William Holden won an Academy Award for his portrayal of Sgt. J. J. Sefton, an inmate of a German P.O.W. camp somewhere near the Danube River, but it was more for playing against type as cynical hustler than any intrinsic merit and overall, the film is woefully dated.

Wilder with co-writer Edwin Blum, rewrote a large part of the hit Broadway play by Donald Bevan and Edmund Trzcinski and came up with a film that lies somewhere between serious P.O.W. drama and Hogan’s Heroes, complete with Sig Ruman as the buffoonish German sergeant and Otto Preminger as the pompous camp commandant.

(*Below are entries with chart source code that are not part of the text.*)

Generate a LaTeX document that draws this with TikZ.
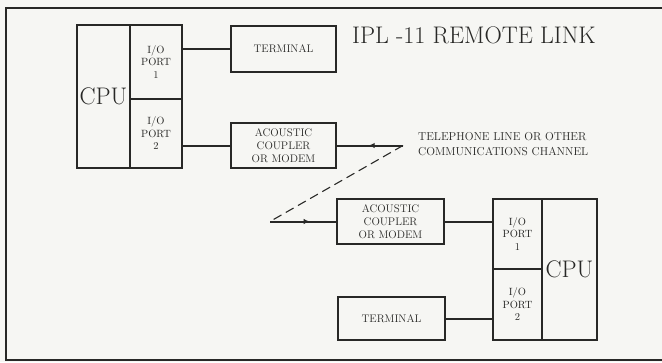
\documentclass[tikz,border=0pt]{standalone}
\usetikzlibrary{arrows.meta,decorations.markings}
\definecolor{paper}{RGB}{246,246,243}
\definecolor{ink}{RGB}{40,40,38}
\tikzset{
  blk/.style={draw=ink, line width=1.8pt, rectangle, inner sep=0pt, align=center, text=ink},
  lbl/.style={font=\fontsize{11}{13}\selectfont},
  plbl/.style={font=\fontsize{10.5}{12.5}\selectfont},
  big/.style={font=\fontsize{24}{26}\selectfont},
  wire/.style={draw=ink, line width=2pt},
  midarrow/.style={postaction={decorate}, decoration={markings, mark=at position #1 with {\arrow{Latex[length=6pt,width=5.5pt]}}}}
}
\begin{document}
\begin{tikzpicture}[x=1pt,y=-1pt]
\fill[paper] (0,0) rectangle (662,362);
\useasboundingbox (0,0) rectangle (662,362);
\draw[ink, line width=2.6pt] (664,8) -- (6,8) -- (6,360) -- (664,360);
% upper system
\node[blk, big, minimum width=53, minimum height=143] (cpuA) at (103.5,96.5) {CPU};
\node[blk, plbl, minimum width=52, minimum height=74] (p1A) at (156,62) {I/O\\PORT\\1};
\node[blk, plbl, minimum width=52, minimum height=69] (p2A) at (156,133.5) {I/O\\PORT\\2};
\node[blk, lbl, minimum width=105, minimum height=46] (termA) at (283.5,49) {TERMINAL};
\node[blk, lbl, minimum width=105, minimum height=45] (modA) at (283.5,145.5) {ACOUSTIC\\COUPLER\\OR MODEM};
% lower system
\node[blk, lbl, minimum width=107, minimum height=45] (modB) at (390.5,221.5) {ACOUSTIC\\COUPLER\\OR MODEM};
\node[blk, lbl, minimum width=107, minimum height=43] (termB) at (391.5,318.5) {TERMINAL};
\node[blk, plbl, minimum width=49, minimum height=70] (p1B) at (517.5,234) {I/O\\PORT\\1};
\node[blk, plbl, minimum width=49, minimum height=71] (p2B) at (517.5,304.5) {I/O\\PORT\\2};
\node[blk, big, minimum width=55, minimum height=141] (cpuB) at (569.5,269.5) {CPU};
% title and channel label
\node[anchor=west, text=ink, font=\fontsize{24}{26}\selectfont, inner sep=0pt] (title) at (352,35) {IPL -11 REMOTE LINK};
\node[anchor=west, text=ink, align=left, font=\fontsize{11.5}{15}\selectfont, inner sep=0pt] (chan) at (418,144.5) {TELEPHONE LINE OR OTHER\\COMMUNICATIONS CHANNEL};
% connections
\draw[wire] (termA.west) -- (termA.west -| p1A.east);
\draw[wire] (modA.west) -- (modA.west -| p2A.east);
\draw[wire] (modB.east) -- (modB.east -| p1B.west);
\draw[wire] (termB.east) -- (termB.east -| p2B.west);
\coordinate (tA) at (403,145.5);
\coordinate (tB) at (270,221.5);
\draw[wire, midarrow=0.52] (tA) -- (modA.east);
\draw[wire, midarrow=0.6] (tB) -- (modB.west);
\draw[ink, line width=1.1pt, dash pattern=on 9pt off 5pt] (tA) -- (tB);
\end{tikzpicture}
\end{document}
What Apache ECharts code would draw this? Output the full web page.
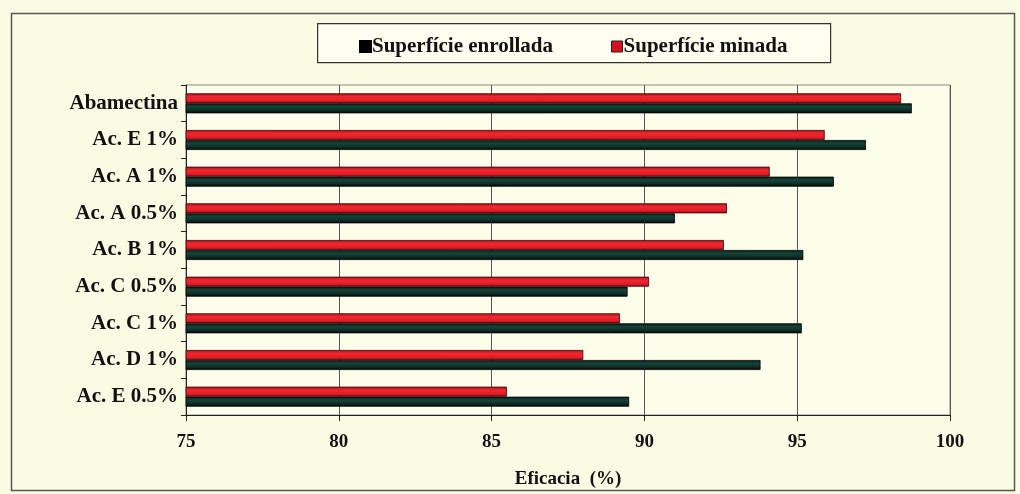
<!DOCTYPE html>
<html>
<head>
<meta charset="utf-8">
<script src="https://cdn.jsdelivr.net/npm/echarts@6/dist/echarts.min.js"></script>
<style>
html,body{margin:0;padding:0;background:#fbfbe4;}
#c{width:1020px;height:494px;}
</style>
</head>
<body>
<div id="c"></div>
<script>
// Categories listed top to bottom as in the picture
const categories = ['Abamectina','Ac. E 1%','Ac. A 1%','Ac. A 0.5%','Ac. B 1%','Ac. C 0.5%','Ac. C 1%','Ac. D 1%','Ac. E 0.5%'];
const enrollada = [98.75, 97.25, 96.2, 91.0, 95.2, 89.45, 95.15, 93.8, 89.5];
const minada    = [98.4, 95.9, 94.1, 92.7, 92.6, 90.15, 89.2, 88.0, 85.5];
const xTicks = [75, 80, 85, 90, 95, 100];
const seriesNames = ['Superfície enrollada', 'Superfície minada'];

const font = '"Liberation Serif", "Times New Roman", serif';
const chart = echarts.init(document.getElementById('c'));

const blackGrad = new echarts.graphic.LinearGradient(0, 0, 0, 1, [
  {offset: 0, color: '#0b1e18'},
  {offset: 0.35, color: '#15433a'},
  {offset: 0.7, color: '#0d2e26'},
  {offset: 1, color: '#020504'}
]);
const redGrad = new echarts.graphic.LinearGradient(0, 0, 0, 1, [
  {offset: 0, color: '#b01018'},
  {offset: 0.35, color: '#f02830'},
  {offset: 0.75, color: '#e01c26'},
  {offset: 1, color: '#8a0a10'}
]);

chart.setOption({
  backgroundColor: '#fbfbe4',
  animation: false,
  graphic: [{
    type: 'rect', left: 9, top: 11, silent: true, z: -1,
    shape: {width: 1003, height: 477},
    style: {fill: 'none', stroke: '#555', lineWidth: 1.5}
  }, {
    type: 'rect', left: 317, top: 23, silent: true, z: -1,
    shape: {width: 513, height: 39},
    style: {fill: '#fdfdf0', stroke: '#333', lineWidth: 1.2}
  }],
  legend: {
    top: 31, left: 354,
    itemWidth: 11, itemHeight: 11, itemGap: 58,
    icon: 'rect',
    textStyle: {fontFamily: font, fontWeight: 'bold', fontSize: 21, color: '#111', padding: [0, 0, 0, -4]},
    data: [
      {name: seriesNames[0], itemStyle: {color: '#000'}},
      {name: seriesNames[1], itemStyle: {color: '#d8101c', borderColor: '#222', borderWidth: 1}}
    ]
  },
  grid: {left: 186, right: 70, top: 85, bottom: 79, outerBoundsMode: 'none', containLabel: false,
    show: true, borderColor: '#888', borderWidth: 1, backgroundColor: '#fdfdeb'},
  xAxis: {
    type: 'value', min: 75, max: 100, interval: 5,
    name: 'Eficacia  (%)', nameLocation: 'middle', nameGap: 55,
    nameTextStyle: {fontFamily: font, fontWeight: 'bold', fontSize: 19, color: '#111'},
    axisLine: {show: true, lineStyle: {color: '#222'}},
    axisTick: {show: true, length: 6, lineStyle: {color: '#222'}},
    axisLabel: {fontFamily: font, fontWeight: 'bold', fontSize: 19, color: '#111', margin: 18,
      formatter: v => xTicks.includes(v) ? String(v) : ''},
    splitLine: {show: true, lineStyle: {color: '#555', width: 1}}
  },
  yAxis: {
    type: 'category',
    data: categories.slice().reverse(),
    axisLine: {show: true, lineStyle: {color: '#222'}},
    axisTick: {show: true, length: 5, lineStyle: {color: '#222'}},
    axisLabel: {fontFamily: font, fontWeight: 'bold', fontSize: 21, color: '#111', margin: 8}
  },
  series: [{
    name: seriesNames[1], type: 'bar',
    data: minada.slice().reverse(),
    barWidth: 10, barGap: '0%',
    itemStyle: {color: redGrad, borderColor: '#300', borderWidth: 0.8}
  }, {
    name: seriesNames[0], type: 'bar',
    data: enrollada.slice().reverse(),
    barWidth: 10, barGap: '0%',
    itemStyle: {color: blackGrad, borderColor: '#000', borderWidth: 0.8}
  }]
});
</script>
</body>
</html>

The film opens with the attempted escape of two of the Americans, who are mowed down within minutes of escaping their hut. The cynical Sefton wins a bundle of cigarettes as he ran a book on them failing. The rest of the men in his hut believe he is a stooge and tipped the Krauts off. Right there you have the two main problems with the film. Firstly it trivializes the killings, second it requires everyone to tolerate Sefton even though he is supposed to have just been complicit in killing his fellow countrymen. If this means the film cannot be taken seriously, the comedy is of the male juvenile sort so favoured in 1950s America, complete with pratfalls and men dressed up as women, but badly, of course. The outcome is film that is neither dramatically engaging nor funny and at 2 hours, Holden's Oscar aside, solely for the desperate.